Tensions at home followed, Themba said, and not only because of the differences in opinion about education. “One of my responsibilities was to ensure my father’s cows were in the kraal by 5 o’clock in the afternoon or else there would be trouble,” he said. “This motivated me to work hard and bring about change in my life.”

During his senior year Themba saw his way to a better future. He attended an open dayat the Mosvold Hospital, where he learned what a physiotherapist does for soccer teams—a crucial incentive, as soccer is at the centre of Themba’s life (in the picture above, he stands next to a house he built on his family’s property, with the logo of his favourite team carved into the foundation). Themba continues to play and coach soccer, and felt that a career as a physiotherapist would allow him to help soccer players with their injuries, and also help improve his own performance as a player.

After graduating from high school in 2000, and with no prospect of financial support from his father, Themba knew that if he was going to attend university he was going to have to earn the money for the registration process R1000 (about US$130) even at Mangosuthu Technikon (the least expensive of all tertiary institutions). He set that as a financial goal.

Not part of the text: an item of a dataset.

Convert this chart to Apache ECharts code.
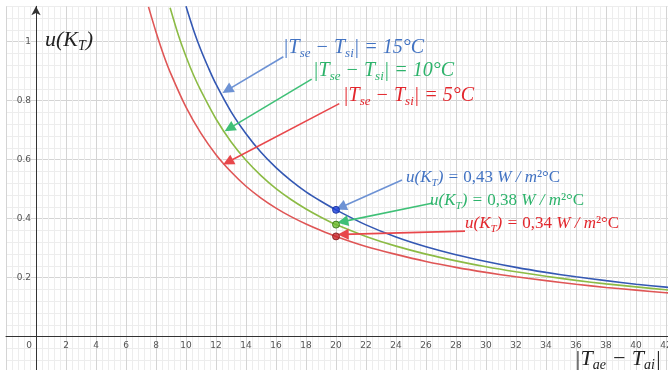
<!DOCTYPE html>
<html><head><meta charset="utf-8">
<script src="https://cdn.jsdelivr.net/npm/echarts@6/dist/echarts.min.js"></script>
<style>html,body{margin:0;padding:0;background:#fff}#c{width:668px;height:370px}</style>
</head><body><div id="c"></div>
<script>
// ---- data ----
const blueX  = [10, 10.5, 11, 11.5, 12, 13, 14, 15, 16, 17, 18, 19, 20, 22, 24, 26, 28, 30, 32, 34, 36, 38, 40, 42, 42.4];
const blueY  = [1.120, 1.040, 0.971, 0.911, 0.856, 0.763, 0.688, 0.625, 0.573, 0.529, 0.491, 0.459, 0.430, 0.379, 0.338, 0.305, 0.278, 0.255, 0.235, 0.218, 0.203, 0.190, 0.178, 0.168, 0.166];
const greenX = [8.94, 9.5, 10, 10.5, 11, 12, 13, 14, 15, 16, 17, 18, 19, 20, 22, 24, 26, 28, 30, 32, 34, 36, 38, 40, 42, 42.4];
const greenY = [1.115, 1.021, 0.950, 0.887, 0.833, 0.738, 0.661, 0.598, 0.546, 0.502, 0.465, 0.433, 0.405, 0.380, 0.340, 0.307, 0.280, 0.257, 0.237, 0.220, 0.205, 0.191, 0.179, 0.169, 0.159, 0.1575];
const redX   = [7.5, 8, 8.5, 9, 10, 11, 12, 13, 14, 15, 16, 17, 18, 19, 20, 22, 24, 26, 28, 30, 32, 34, 36, 38, 40, 42, 42.4];
const redY   = [1.118, 1.033, 0.956, 0.890, 0.778, 0.689, 0.617, 0.559, 0.510, 0.470, 0.436, 0.407, 0.382, 0.360, 0.340, 0.306, 0.279, 0.255, 0.235, 0.218, 0.203, 0.190, 0.178, 0.167, 0.158, 0.149, 0.148];
const pointX = [20, 20, 20];
const pointY = [0.43, 0.38, 0.34];
const deltaTs = ['15', '10', '5'];
const uValues = ['0,43', '0,38', '0,34'];
const xTickStep = 2;
const yTickStep = 0.2;

// ---- styling ----
const curveColors = ['#3458b3', '#8cbb45', '#df5656'];
const textColors  = ['#4172c2', '#2db36b', '#e3262c'];
const arrowColors = ['#6d92d4', '#3fc077', '#e8474b'];
const dotFill   = ['#1c3fd8', '#6bbb2e', '#c8262b'];
const dotBorder = ['#0e2a9a', '#2e6b10', '#7d1518'];
const MATH = "'Liberation Serif', serif";

function zip(xs, ys){ return xs.map((x,i)=>[x, ys[i]]); }

function richSet(color, size, subSize){
  return {
    a:{fontFamily:MATH, fontStyle:'italic', fontSize:size, color:color, lineHeight:size+4},
    s:{fontFamily:MATH, fontStyle:'italic', fontSize:subSize, color:color, lineHeight:subSize-3, verticalAlign:'bottom'},
    n:{fontFamily:MATH, fontStyle:'normal', fontSize:size, color:color, lineHeight:size+4}
  };
}
function textPoint(coord, formatter, rich){
  return {coord:coord, symbol:'circle', symbolSize:0,
    label:{show:true, position:'right', distance:0, formatter:formatter, rich:rich}};
}

// annotation layout (data coordinates)
const tsAnchors  = [[16.47, 0.978], [18.47, 0.901], [20.47, 0.816]];
const uAnchors   = [[24.67, 0.538], [26.27, 0.460], [28.6, 0.382]];
const upArrows   = [[[16.49,0.949],[12.75,0.836]], [[18.38,0.873],[12.89,0.706]], [[20.22,0.790],[12.8,0.592]]];
const lowArrows  = [[[24.4,0.531],[20.33,0.439]], [[26.47,0.453],[20.45,0.390]], [[28.6,0.358],[20.48,0.347]]];

const marks = [];
const arrows = [];
for (let i=0;i<3;i++){
  marks.push(textPoint(tsAnchors[i], '{a||T}{s|se}{a| − T}{s|si}{a|| = '+deltaTs[i]+'°C}', richSet(textColors[i], 20, 13)));
  marks.push(textPoint(uAnchors[i], '{a|u(K}{s|T}{a|) = }{n|'+uValues[i]+'}{a| W / m}{n|²°C}', richSet(textColors[i], 17, 11)));
  [upArrows[i], lowArrows[i]].forEach(a=>{
    arrows.push([{coord:a[0], lineStyle:{color:arrowColors[i], width:1.6, type:'solid'}}, {coord:a[1]}]);
  });
}
marks.push(textPoint([0.6, 1.006], '{a|u(K}{s|T}{a|)}', richSet('#222', 22, 14)));
marks.push(textPoint([35.9, -0.076], '{a||T}{s|ae}{a| − T}{s|ai}{a||}', richSet('#222', 22, 14)));

const chart = echarts.init(document.getElementById('c'), null, {renderer:'canvas'});
const gridBox = {left:6, right:-4, top:6.3, bottom:-25.7};
const xMin = -2, xMax = 42.4, yMin = -0.2, yMax = 1.12;
// pixel offsets that place each axis on the other's zero
const pxPerX = (668 - gridBox.left - gridBox.right) / (xMax - xMin);
const pxPerY = (370 - gridBox.top - gridBox.bottom) / (yMax - yMin);
const yAxisOffset = -(0 - xMin) * pxPerX;
const xAxisOffset = -(0 - yMin) * pxPerY;

const axisCommon = {
  type:'value',
  axisTick:{show:false},
  splitLine:{show:true, lineStyle:{color:'#d4d4d4', width:1}},
  minorTick:{show:false, splitNumber:5},
  minorSplitLine:{show:true, lineStyle:{color:'#ededed', width:1}}
};
chart.setOption({
  animation:false,
  backgroundColor:'#fff',
  grid:Object.assign({containLabel:false, outerBoundsMode:'none'}, gridBox),
  xAxis:Object.assign({}, axisCommon, {
    min:xMin, max:xMax, interval:xTickStep, position:'bottom', offset:xAxisOffset,
    axisLine:{show:true, onZero:false, lineStyle:{color:'#333', width:1}},
    axisLabel:{margin:4, fontSize:9, color:'#555', fontFamily:'DejaVu Sans',
      formatter:function(v){
        if (v < 0 || v > 42.01) return '';
        if (Math.abs(v/xTickStep - Math.round(v/xTickStep)) > 1e-6) return '';
        if (v === 0) return '{z|0}';
        return String(Math.round(v));
      },
      rich:{z:{fontSize:9, color:'#555', fontFamily:'DejaVu Sans', padding:[0,14,0,0]}}}
  }),
  yAxis:Object.assign({}, axisCommon, {
    min:yMin, max:yMax, interval:yTickStep, position:'left', offset:yAxisOffset,
    axisLine:{show:true, onZero:false, symbol:['none','arrow'], symbolSize:[7,9], lineStyle:{color:'#333', width:1}},
    axisLabel:{margin:5, fontSize:9, color:'#555', fontFamily:'DejaVu Sans',
      formatter:function(v){
        if (v <= 0.001 || v > 1.001) return '';
        if (Math.abs(v/yTickStep - Math.round(v/yTickStep)) > 1e-6) return '';
        const r = Math.round(v*10)/10;
        return r === 1 ? '1' : r.toFixed(1);
      }}
  }),
  series:[
    {type:'line', data:zip(blueX, blueY), smooth:0.3, showSymbol:false, lineStyle:{color:curveColors[0], width:1.6}, silent:true, z:3},
    {type:'line', data:zip(greenX, greenY), smooth:0.3, showSymbol:false, lineStyle:{color:curveColors[1], width:1.6}, silent:true, z:3},
    {type:'line', data:zip(redX, redY), smooth:0.3, showSymbol:false, lineStyle:{color:curveColors[2], width:1.6}, silent:true, z:3},
    {type:'scatter', z:5, silent:true, symbolSize:7,
      data:pointX.map((x,i)=>({value:[x, pointY[i]], itemStyle:{color:dotFill[i], borderColor:dotBorder[i], borderWidth:1}})),
      markLine:{silent:true, symbol:['none','triangle'], symbolSize:11, label:{show:false}, emphasis:{disabled:true}, data:arrows, animation:false},
      markPoint:{silent:true, data:marks, animation:false}
    }
  ]
});
</script></body></html>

“I started doing part time work at the Women’s Cultural Centre in Ingwavuma, doing painting and building repairs for R35 (about US$4.50) a day,” he said. “While doing that job, I heard of opportunities to volunteer at Mosvold Hospital. I then heard that the University of the Witwatersrand (Wits) was reserving 10 places for disadvantaged students.”

Themba enquired about the opportunity, and applied to the Friends of Mosvold Trust’s Scholarship Scheme, a programme that helps expand the reach of high quality health services to the people of rural South Africa by identifying, training and supporting rural students who have the potential to become heath care professionals. He received a scholarship, and soon after learned that he had been accepted at Witwatersrand, in Johannesburg.

“The adaptation from Ingwavuma to Johannesburg was huge,” Themba told us. “I had never seen a lift before, let alone knew how it worked!” Themba completed his degree in 2006, and he has been working at Mosvold Hospital ever since.

Atlantic supports programmes like Friends of Mosvold because they build a cadre of trained health professionals grounded in local communities. But Themba’s story shows that the impact of such programmes is much wider, not only improving public health, but providing pathways out of poverty. With a sweep of his arm around his property, Themba told his visitors: “My family is here—I support my mother, and I have a soccer team which I coach and inspire and buy boots and kits for. I have been able to buy a pick-up, which I use to transport my soccer team. And I have also been able to build some new rooms at our homestead.”